LONDON/FRANKFURT (Reuters) - French drug maker Sanofi (SASY.PA) is looking to hire advisers for the sale of its European generic drug business by the end of the month, sources told Reuters, ahead of an auction process which is set to start after the summer.
A handful of banks have been shortlisted to present their final pitches for the long-awaited deal which could be worth more than 2 billion euros (1.7 billion pounds), the sources said.
Bankers have been vying for a mandate for the past 18 months since Sanofi boss Olivier Brandicourt took charge of the French firm and decided to put the business under review.
A final decision on the advisory line up, which could see a boutique bank working hand in hand with a larger player, is expected in around two weeks, the sources said.
A spokesman at Sanofi declined to comment.
France’s largest drug maker, which recently worked with Lazard to finalise a $20 billion asset swap deal with German firm Boehringer for Sanofi’s Merial animal health arm, said in January it was expecting to complete the sale of the European generics business by the end of 2018.
The company started the legal work needed to disentangle the European generics business from its global operations towards the end of last year, the sources said, after announcing its plans to sell the unit in October.

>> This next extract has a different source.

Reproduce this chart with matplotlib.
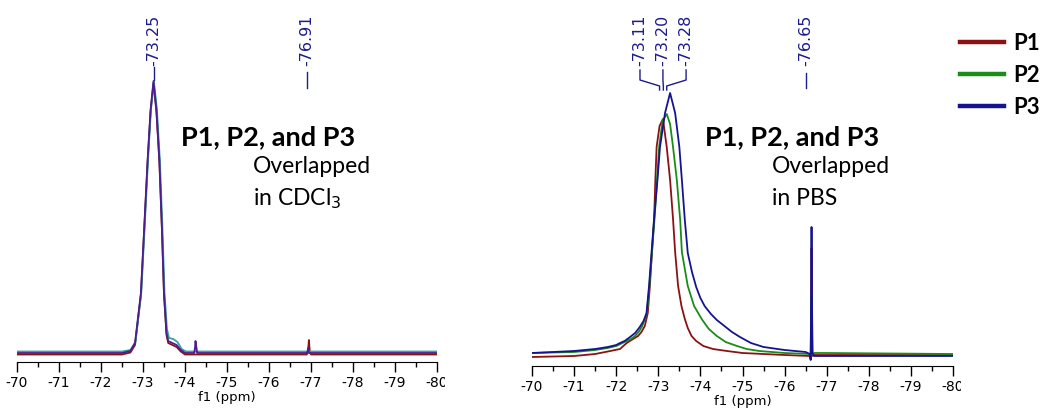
import matplotlib
matplotlib.use("Agg")
import matplotlib.pyplot as plt
from matplotlib.lines import Line2D
from matplotlib.transforms import Bbox

plt.rcParams["axes.unicode_minus"] = False
plt.rcParams["font.family"] = "DejaVu Sans"

W, H = 1055, 408

# ---- left panel: CDCl3 (intensity above baseline, arbitrary units) ----
cdcl3_ppm_p1 = [-70, -72.5, -72.7, -72.81, -72.95, -73.03, -73.11, -73.18, -73.25, -73.32,
                -73.39, -73.45, -73.5, -73.56, -73.6, -73.7, -73.8, -73.9, -74.0, -76.9,
                -76.93, -76.95, -76.97, -77.0, -80]
cdcl3_int_p1 = [-1.5, -1.5, 0.5, 8, 58, 124, 191, 241, 270, 241,
                191, 124, 58, 18, 10, 8, 6, 1.5, -1.5, -1.5,
                2, 13, 2, -1.5, -1.5]

cdcl3_ppm_p2 = [-70, -72.5, -72.7, -72.82, -72.96, -73.04, -73.12, -73.19, -73.26, -73.33,
                -73.4, -73.46, -73.51, -73.57, -73.62, -73.72, -73.82, -73.92, -74.02, -80]
cdcl3_int_p2 = [1.5, 1.5, 3, 11, 61, 127, 194, 244, 271, 244,
                194, 128, 62, 24, 15, 14, 11, 4, 1.5, 1.5]

cdcl3_ppm_p3 = [-70, -72.5, -72.7, -72.81, -72.95, -73.03, -73.11, -73.18, -73.25, -73.32,
                -73.39, -73.45, -73.5, -73.56, -73.6, -73.7, -73.8, -73.9, -74.0, -74.22,
                -74.24, -74.25, -74.27, -74.29, -76.9, -76.92, -76.93, -76.95, -80]
cdcl3_int_p3 = [0, 0, 2, 10, 60, 126, 193, 243, 272, 243,
                193, 126, 60, 20, 12, 10, 8, 3, 0, 0,
                6, 12, 6, 0, 0, 2, 5, 0, 0]

# ---- right panel: PBS ----
pbs_ppm_p1 = [-70, -71, -71.5, -71.8, -72.09, -72.25, -72.4, -72.52, -72.6, -72.68,
              -72.75, -72.8, -72.85, -72.9, -72.93, -72.96, -73.03, -73.11, -73.2, -73.28,
              -73.35, -73.4, -73.47, -73.55, -73.63, -73.7, -73.79, -73.9, -74.07, -74.3,
              -74.63, -75.0, -76.0, -76.6, -76.62, -76.64, -76.66, -76.68, -76.75, -80]
pbs_int_p1 = [-1, 0, 2, 4.5, 7, 13, 17, 20, 24, 30,
              43, 70, 104, 137, 176, 209, 230, 237, 209, 176,
              137, 104, 70, 50, 37, 28, 20, 15, 10, 7,
              5, 3, 1, 0, -3, 108, 0, 1, 1, 1]

pbs_ppm_p2 = [-70, -71, -71.5, -71.8, -72.0, -72.2, -72.35, -72.45, -72.55, -72.62,
              -72.73, -72.79, -72.85, -72.91, -72.97, -73.02, -73.1, -73.2, -73.28, -73.35,
              -73.44, -73.52, -73.56, -73.7, -73.85, -74.03, -74.2, -74.39, -74.6, -74.87,
              -75.1, -75.4, -76.0, -76.6, -76.62, -76.64, -76.66, -76.7, -77, -80]
pbs_int_p2 = [3, 4, 6, 8, 10, 14, 17, 20, 25, 30,
              43, 70, 104, 137, 176, 209, 235, 242, 232, 209,
              176, 136, 104, 70, 50, 37, 27, 20, 14, 10,
              7, 5, 3, 2, -3, 58, 2, 3, 3, 2]

pbs_ppm_p3 = [-70, -71, -71.5, -71.8, -72.0, -72.09, -72.2, -72.33, -72.45, -72.56,
              -72.65, -72.72, -72.78, -72.84, -72.9, -72.98, -73.04, -73.16, -73.28, -73.4,
              -73.5, -73.56, -73.63, -73.7, -73.8, -73.9, -74.0, -74.1, -74.25, -74.39,
              -74.6, -74.75, -74.94, -75.2, -75.5, -76.0, -76.5, -76.6, -76.62, -76.64,
              -76.66, -76.7, -77, -80]
pbs_int_p3 = [3, 5, 7, 9, 11, 13, 15, 19, 23, 29,
              35, 43, 70, 104, 137, 176, 209, 243, 263, 243,
              209, 176, 136, 103, 84, 69, 58, 50, 42, 36,
              29, 24, 19, 13, 9, 6, 4, 2, -4, 129,
              3, 0, 0, 0]

series_names = ["P1", "P2", "P3"]
cdcl3_colors = ["#8b1212", "#35a3a3", "#4b1d8f"]
pbs_colors = ["#8b1212", "#1a8c1a", "#141490"]
label_color = "#1c1c8c"

cdcl3_peaks = [-73.25, -76.91]
pbs_peaks = [-73.11, -73.20, -73.28, -76.65]
ticks = list(range(-70, -81, -1))


def px_box(x0, y_bottom, x1, y_top):
    return [x0 / W, 1 - y_bottom / H, (x1 - x0) / W, (y_bottom - y_top) / H]


def style_axis(ax, clip_x):
    ax.set_xlim(-70, -80)
    for s in ("left", "right", "top"):
        ax.spines[s].set_visible(False)
    ax.set_yticks([])
    ax.set_xticks(ticks)
    ax.set_xticks([t - 0.5 for t in ticks[:-1]], minor=True)
    ax.set_xticklabels([str(t) for t in ticks], fontsize=10)
    ax.tick_params(axis="x", which="major", length=7, width=1, pad=3)
    ax.tick_params(axis="x", which="minor", length=3.5, width=1)
    ax.set_xlabel("f1 (ppm)", fontsize=9.5, labelpad=0.5)
    ax.patch.set_alpha(0)
    box = Bbox.from_extents(0, 0, clip_x, H)
    for lbl in ax.get_xticklabels():
        lbl.set_clip_on(True)
        lbl.set_clip_box(box)


fig = plt.figure(figsize=(W / 100, H / 100), dpi=100)

# left panel: baseline at pixel row 353, axis line at 362
axl = fig.add_axes(px_box(17, 362, 437, 0))
axl.set_ylim(-9, 353)
for ppm, inten, c in zip([cdcl3_ppm_p1, cdcl3_ppm_p2, cdcl3_ppm_p3],
                         [cdcl3_int_p1, cdcl3_int_p2, cdcl3_int_p3], cdcl3_colors):
    axl.plot(ppm, inten, color=c, lw=1.3)
style_axis(axl, 445)

# right panel: baseline at pixel row 356, axis line at 366
axr = fig.add_axes(px_box(532, 366, 953, 0))
axr.set_ylim(-10, 356)
for ppm, inten, c, name in zip([pbs_ppm_p1, pbs_ppm_p2, pbs_ppm_p3],
                               [pbs_int_p1, pbs_int_p2, pbs_int_p3], pbs_colors, series_names):
    axr.plot(ppm, inten, color=c, lw=1.3, label=name)
style_axis(axr, 961)

# peak labels, left
lab_kw = dict(rotation=90, ha="center", va="bottom", fontsize=11.5, color=label_color)
axl.text(cdcl3_peaks[0], 353 - 66, f"{cdcl3_peaks[0]:.2f}", **lab_kw)
axl.plot([cdcl3_peaks[0]] * 2, [353 - 67, 353 - 80], color=label_color, lw=1)
axl.text(cdcl3_peaks[1], 353 - 66, f"{cdcl3_peaks[1]:.2f}", **lab_kw)
axl.plot([cdcl3_peaks[1]] * 2, [353 - 72, 353 - 88], color=label_color, lw=1)

# peak labels, right (three clustered peaks spread out with brackets)
spread = [-72.565, -73.11, -73.66, -76.50]
for pk, lx in zip(pbs_peaks[:3], spread[:3]):
    axr.text(lx, 356 - 66, f"{pk:.2f}", **lab_kw)
    end = pk + 0.08
    axr.plot([lx, lx, end, end], [356 - 70, 356 - 80, 356 - 86, 356 - 90],
             color=label_color, lw=1)
axr.text(spread[3], 356 - 66, f"{pbs_peaks[3]:.2f}", **lab_kw)
axr.plot([spread[3]] * 2, [356 - 73, 356 - 88], color=label_color, lw=1)


# annotations
def ftext(x, y, s, **kw):
    fig.text(x / W, 1 - y / H, s, va="baseline", ha="left", family="Lato", **kw)


ftext(181, 145, "P1, P2, and P3", fontsize=19.5, fontweight="bold")
ftext(253, 173, "Overlapped", fontsize=16.5)
ftext(253, 205, "in CDCl$_3$", fontsize=16.5)
ftext(705, 145, "P1, P2, and P3", fontsize=19.5, fontweight="bold")
ftext(772, 173, "Overlapped", fontsize=16.5)
ftext(772, 205, "in PBS", fontsize=16.5)

handles = [Line2D([], [], color=c, lw=3.2) for c in pbs_colors]
fig.legend(handles, series_names, loc="upper left",
           bbox_to_anchor=(960 / W, 1 - 33 / H), frameon=False, borderpad=0,
           borderaxespad=0, handlelength=1.98, handletextpad=0.4, labelspacing=0.5,
           prop=dict(family="Lato", weight="bold", size=16))

fig.savefig("out.png", dpi=100)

Financial advisers will need to bring potential bidders to the negotiating table and conduct a formal auction process.
Sanofi, which recently failed to buy Swiss biotech firm Actelion and U.S. drug maker Medivation, wants to hold on to its global generics business including in emerging markets where it is looking to further develop its operations.
Its exit from the European generics market, where it made about 1 billion euros in sales in 2015, has already drawn interest from heavyweight buyout funds keen to invest in healthcare assets due to their high growth prospects and resilience in the event of a downturn.
Private equity firms Advent, Cinven and Permira are currently vying for Germany’s Stada Arzneimittel (STAGn.DE), another generic drugs firm, which has been valued at more than 3.5 billion euros.
Sources said Sanofi would offer another good chance to invest in generic drugs for those who miss out on Stada.
Other private equity firms such as CVC Capital Partners and PAI Partners have recently clinched deals in the sector where they bought Italy’s Doc Generici and France’s Ethypharm, respectively.
Large industry players like Teva Pharmaceutical (TEVA.TA) have already gained enough scale in the generic drugs sector and are unlikely to make an offer for Sanofi’s unit, the sources said, pointing to Teva’s $40.5 billion purchase of Allergan’s generics business which was completed last year.